SOURCE MATERIAL:
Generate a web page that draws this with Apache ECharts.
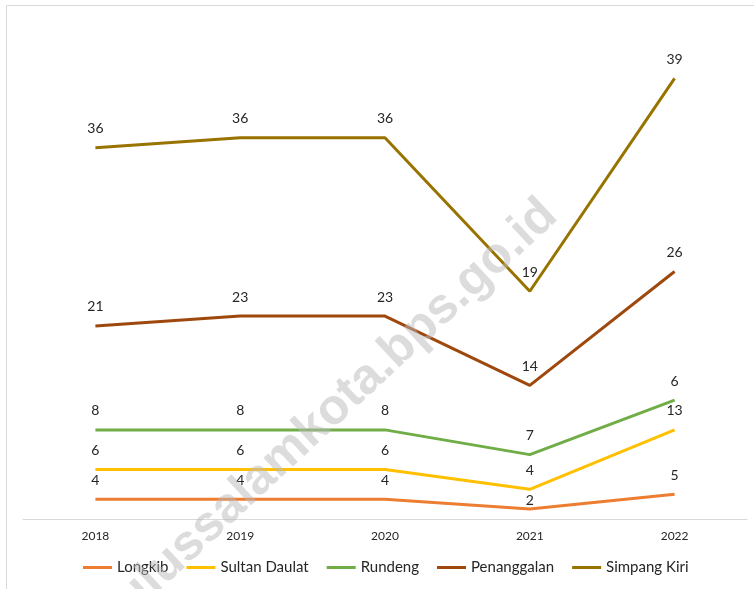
<!DOCTYPE html>
<html>
<head>
<meta charset="utf-8">
<script src="https://cdn.jsdelivr.net/npm/echarts@6/dist/echarts.min.js"></script>
<style>
  html, body { margin: 0; padding: 0; background: #fff; }
  #chart { width: 754px; height: 589px; }
</style>
</head>
<body>
<div id="chart"></div>
<script>
  var years = ['2018', '2019', '2020', '2021', '2022'];
  var longkib = [4, 4, 4, 2, 5];
  var sultanDaulat = [6, 6, 6, 4, 13];
  var rundeng = [8, 8, 8, 7, 6];
  var penanggalan = [21, 23, 23, 14, 26];
  var simpangKiri = [36, 36, 36, 19, 39];

  var font = 'Lato, "Open Sans", sans-serif';

  function makeSeries(name, data, color) {
    return {
      name: name,
      type: 'line',
      stack: 'total',
      data: data,
      symbol: 'circle',
      symbolSize: 0,
      showSymbol: true,
      lineStyle: { color: color, width: 3 },
      itemStyle: { color: color },
      label: {
        show: true,
        position: 'top',
        distance: 12,
        color: '#262626',
        fontSize: 14,
        fontFamily: font
      },
      z: 3
    };
  }

  var series = [
    makeSeries('Longkib', longkib, '#ED7D31'),
    makeSeries('Sultan Daulat', sultanDaulat, '#FFC000'),
    makeSeries('Rundeng', rundeng, '#70AD47'),
    makeSeries('Penanggalan', penanggalan, '#9E480E'),
    makeSeries('Simpang Kiri', simpangKiri, '#997300')
  ];
  // Longkib 2021 label sits closer to its line in the reference
  series[0].data = longkib.map(function (v, i) {
    return i === 3 ? { value: v, label: { distance: 2 } } : v;
  });

  var myChart = echarts.init(document.getElementById('chart'));
  var option = {
    animation: false,
    backgroundColor: '#fff',
    graphic: [
      {
        type: 'rect',
        shape: { x: 6.5, y: 5.5, width: 760, height: 600 },
        style: { fill: 'none', stroke: '#d9d9d9', lineWidth: 1 },
        z: -10
      },
      {
        type: 'text',
        x: 550,
        y: 208,
        rotation: 0.75,
        style: {
          text: 'subulussalamkota.bps.go.id',
          fontSize: 50,
          fontWeight: 'bold',
          fontFamily: '"Liberation Sans", Arial, sans-serif',
          fill: 'rgba(185,185,185,0.5)',
          align: 'right',
          verticalAlign: 'middle'
        },
        z: 10
      }
    ],
    grid: { left: 23, right: 7, top: 19, bottom: 70 },
    legend: {
      bottom: 9,
      left: 78,
      icon: 'rect',
      itemWidth: 29,
      itemHeight: 3,
      itemGap: 18,
      textStyle: { color: '#262626', fontSize: 15, fontFamily: font },
      data: ['Longkib', 'Sultan Daulat', 'Rundeng', 'Penanggalan', 'Simpang Kiri']
    },
    xAxis: {
      type: 'category',
      data: years,
      boundaryGap: true,
      axisLine: { lineStyle: { color: '#d9d9d9', width: 1 } },
      axisTick: { show: false },
      axisLabel: { color: '#262626', fontSize: 12, fontFamily: font, margin: 11 }
    },
    yAxis: {
      type: 'value',
      min: 0,
      max: 101,
      show: false,
      splitLine: { show: false }
    },
    series: series
  };
  myChart.setOption(option, true);
</script>
</body>
</html>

YOUR OBJECTIVE:
Your copy of the data above should match it exactly, except that pictures are left out.

EXPECTED OUTPUT:
Generate a web page that draws this with Apache ECharts.
<!DOCTYPE html>
<html>
<head>
<meta charset="utf-8">
<script src="https://cdn.jsdelivr.net/npm/echarts@6/dist/echarts.min.js"></script>
<style>
  html, body { margin: 0; padding: 0; background: #fff; }
  #chart { width: 754px; height: 589px; }
</style>
</head>
<body>
<div id="chart"></div>
<script>
  var years = ['2018', '2019', '2020', '2021', '2022'];
  var longkib = [4, 4, 4, 2, 5];
  var sultanDaulat = [6, 6, 6, 4, 13];
  var rundeng = [8, 8, 8, 7, 6];
  var penanggalan = [21, 23, 23, 14, 26];
  var simpangKiri = [36, 36, 36, 19, 39];

  var font = 'Lato, "Open Sans", sans-serif';

  function makeSeries(name, data, color) {
    return {
      name: name,
      type: 'line',
      stack: 'total',
      data: data,
      symbol: 'circle',
      symbolSize: 0,
      showSymbol: true,
      lineStyle: { color: color, width: 3 },
      itemStyle: { color: color },
      label: {
        show: true,
        position: 'top',
        distance: 12,
        color: '#262626',
        fontSize: 14,
        fontFamily: font
      },
      z: 3
    };
  }

  var series = [
    makeSeries('Longkib', longkib, '#ED7D31'),
    makeSeries('Sultan Daulat', sultanDaulat, '#FFC000'),
    makeSeries('Rundeng', rundeng, '#70AD47'),
    makeSeries('Penanggalan', penanggalan, '#9E480E'),
    makeSeries('Simpang Kiri', simpangKiri, '#997300')
  ];
  // Longkib 2021 label sits closer to its line in the reference
  series[0].data = longkib.map(function (v, i) {
    return i === 3 ? { value: v, label: { distance: 2 } } : v;
  });

  var myChart = echarts.init(document.getElementById('chart'));
  var option = {
    animation: false,
    backgroundColor: '#fff',
    graphic: [
      {
        type: 'rect',
        shape: { x: 6.5, y: 5.5, width: 760, height: 600 },
        style: { fill: 'none', stroke: '#d9d9d9', lineWidth: 1 },
        z: -10
      },
      {
        type: 'text',
        x: 550,
        y: 208,
        rotation: 0.75,
        style: {
          text: 'subulussalamkota.bps.go.id',
          fontSize: 50,
          fontWeight: 'bold',
          fontFamily: '"Liberation Sans", Arial, sans-serif',
          fill: 'rgba(185,185,185,0.5)',
          align: 'right',
          verticalAlign: 'middle'
        },
        z: 10
      }
    ],
    grid: { left: 23, right: 7, top: 19, bottom: 70 },
    legend: {
      bottom: 9,
      left: 78,
      icon: 'rect',
      itemWidth: 29,
      itemHeight: 3,
      itemGap: 18,
      textStyle: { color: '#262626', fontSize: 15, fontFamily: font },
      data: ['Longkib', 'Sultan Daulat', 'Rundeng', 'Penanggalan', 'Simpang Kiri']
    },
    xAxis: {
      type: 'category',
      data: years,
      boundaryGap: true,
      axisLine: { lineStyle: { color: '#d9d9d9', width: 1 } },
      axisTick: { show: false },
      axisLabel: { color: '#262626', fontSize: 12, fontFamily: font, margin: 11 }
    },
    yAxis: {
      type: 'value',
      min: 0,
      max: 101,
      show: false,
      splitLine: { show: false }
    },
    series: series
  };
  myChart.setOption(option, true);
</script>
</body>
</html>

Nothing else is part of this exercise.